The songs I share now with my husband? "Northstar" by Robert Fripp. "I Don't Want to Live Without You" by Foreigner. "Amanda" by Boston. "My Baby" by The Pretenders. "You and Me" by Alice Cooper.

Alison said...

Does "Love Will Tear Us Apart" by Joy Division count? Or the Leonard Cohen song, Hallejulah. Some might say they are terribly depressing and tragic songs. Well actually they are...but I love 'em.

Love Back in the Chain Gang and most of the Pretenders songs anyway. Oh I could go on and on...

flutter said...

ooohhhh Angel by Massive Attack

phd in yogurtry said...

mary -- The Cars reminds me of early college days... freedom!
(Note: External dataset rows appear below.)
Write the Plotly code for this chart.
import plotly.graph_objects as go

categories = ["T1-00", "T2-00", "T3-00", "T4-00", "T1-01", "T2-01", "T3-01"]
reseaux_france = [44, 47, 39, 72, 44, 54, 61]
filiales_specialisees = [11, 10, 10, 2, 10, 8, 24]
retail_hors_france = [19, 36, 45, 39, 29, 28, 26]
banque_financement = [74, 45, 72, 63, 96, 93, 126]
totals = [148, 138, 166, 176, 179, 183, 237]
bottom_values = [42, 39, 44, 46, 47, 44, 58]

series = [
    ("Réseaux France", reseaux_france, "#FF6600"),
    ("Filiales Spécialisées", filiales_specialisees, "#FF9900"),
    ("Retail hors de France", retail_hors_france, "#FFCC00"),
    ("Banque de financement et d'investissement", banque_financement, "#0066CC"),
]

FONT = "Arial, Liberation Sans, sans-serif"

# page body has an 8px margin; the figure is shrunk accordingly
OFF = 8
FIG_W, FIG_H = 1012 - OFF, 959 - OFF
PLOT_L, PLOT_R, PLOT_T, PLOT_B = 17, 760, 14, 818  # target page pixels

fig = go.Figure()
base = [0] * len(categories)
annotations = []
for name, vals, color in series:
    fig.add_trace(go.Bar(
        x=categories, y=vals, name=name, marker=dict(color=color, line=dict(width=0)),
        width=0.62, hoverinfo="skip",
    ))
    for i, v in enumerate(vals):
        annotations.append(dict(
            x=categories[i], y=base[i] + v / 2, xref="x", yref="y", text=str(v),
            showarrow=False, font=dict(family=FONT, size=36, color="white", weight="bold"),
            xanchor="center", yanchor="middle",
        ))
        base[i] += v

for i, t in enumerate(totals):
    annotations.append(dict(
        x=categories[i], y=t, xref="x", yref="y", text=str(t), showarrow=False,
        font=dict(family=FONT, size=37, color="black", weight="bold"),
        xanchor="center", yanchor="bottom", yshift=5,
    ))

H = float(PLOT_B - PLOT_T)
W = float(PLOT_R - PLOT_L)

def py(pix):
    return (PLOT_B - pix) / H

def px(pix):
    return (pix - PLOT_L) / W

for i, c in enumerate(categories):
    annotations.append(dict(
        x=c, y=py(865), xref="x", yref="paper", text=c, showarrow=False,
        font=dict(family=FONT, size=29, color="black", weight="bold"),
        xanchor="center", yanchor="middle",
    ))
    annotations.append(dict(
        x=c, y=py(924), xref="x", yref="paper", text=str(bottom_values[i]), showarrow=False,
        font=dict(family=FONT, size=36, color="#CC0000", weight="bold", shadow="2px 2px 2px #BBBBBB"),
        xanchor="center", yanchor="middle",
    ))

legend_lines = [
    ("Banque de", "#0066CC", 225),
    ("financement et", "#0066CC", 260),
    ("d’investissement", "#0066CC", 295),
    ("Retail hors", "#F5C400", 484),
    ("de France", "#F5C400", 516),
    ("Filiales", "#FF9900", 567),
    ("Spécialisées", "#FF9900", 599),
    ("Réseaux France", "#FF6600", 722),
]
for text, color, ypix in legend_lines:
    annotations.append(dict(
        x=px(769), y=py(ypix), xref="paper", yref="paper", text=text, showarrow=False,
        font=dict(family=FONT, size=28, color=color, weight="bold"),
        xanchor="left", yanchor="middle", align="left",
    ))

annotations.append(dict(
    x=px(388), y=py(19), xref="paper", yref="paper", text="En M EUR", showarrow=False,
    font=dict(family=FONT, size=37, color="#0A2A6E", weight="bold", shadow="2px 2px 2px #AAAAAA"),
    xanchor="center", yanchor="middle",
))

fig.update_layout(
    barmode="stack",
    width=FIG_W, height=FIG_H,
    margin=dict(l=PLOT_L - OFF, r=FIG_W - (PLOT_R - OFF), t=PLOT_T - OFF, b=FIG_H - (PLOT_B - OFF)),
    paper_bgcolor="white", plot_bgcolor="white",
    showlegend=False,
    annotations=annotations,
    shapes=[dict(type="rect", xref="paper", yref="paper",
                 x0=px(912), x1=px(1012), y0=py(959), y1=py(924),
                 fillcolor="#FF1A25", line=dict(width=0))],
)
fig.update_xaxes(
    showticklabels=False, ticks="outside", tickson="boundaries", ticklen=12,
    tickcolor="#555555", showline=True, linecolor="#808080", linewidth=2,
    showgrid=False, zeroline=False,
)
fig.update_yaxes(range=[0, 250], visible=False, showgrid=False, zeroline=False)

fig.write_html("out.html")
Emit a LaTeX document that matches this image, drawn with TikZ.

ann - oxytocin made me sleepy too while I was breastfeeding, but I liked the valium effect

dkuroiwa -- you are not the first person who told me music was a big connection between two people with a language barrier. I imagine you would grab hold of that which you can both understand! thanks for your comment!

vodkamom -- midnight flier, hmmm, need to look that one up. I'm sure it's one of those songs I'll know when I hear it.

rb -- I love "I Go to Sleep" .. that whole album is a favorite. And "sobbing" as well. That's a Kinks song, no?

gotee - that's magic, alright! great song, too.

jenn - yes, necessary is right. and "back when a needle was involved" haha.. too funny.

therapydoc - here, there and everywhere? ah, the Beatles! yes! such a pretty song.

apathy -- ah Foreigner. where is Steve Perry these days?

alison - Hallelujah is a gorgeous song. I first became aware of it listening to the Shrek soundtrak. Rufus Wainwright version. Beautiful. I'm listening to it now (thank you, youtube).

flutter - that's a new one by me. mostly instrumental, right?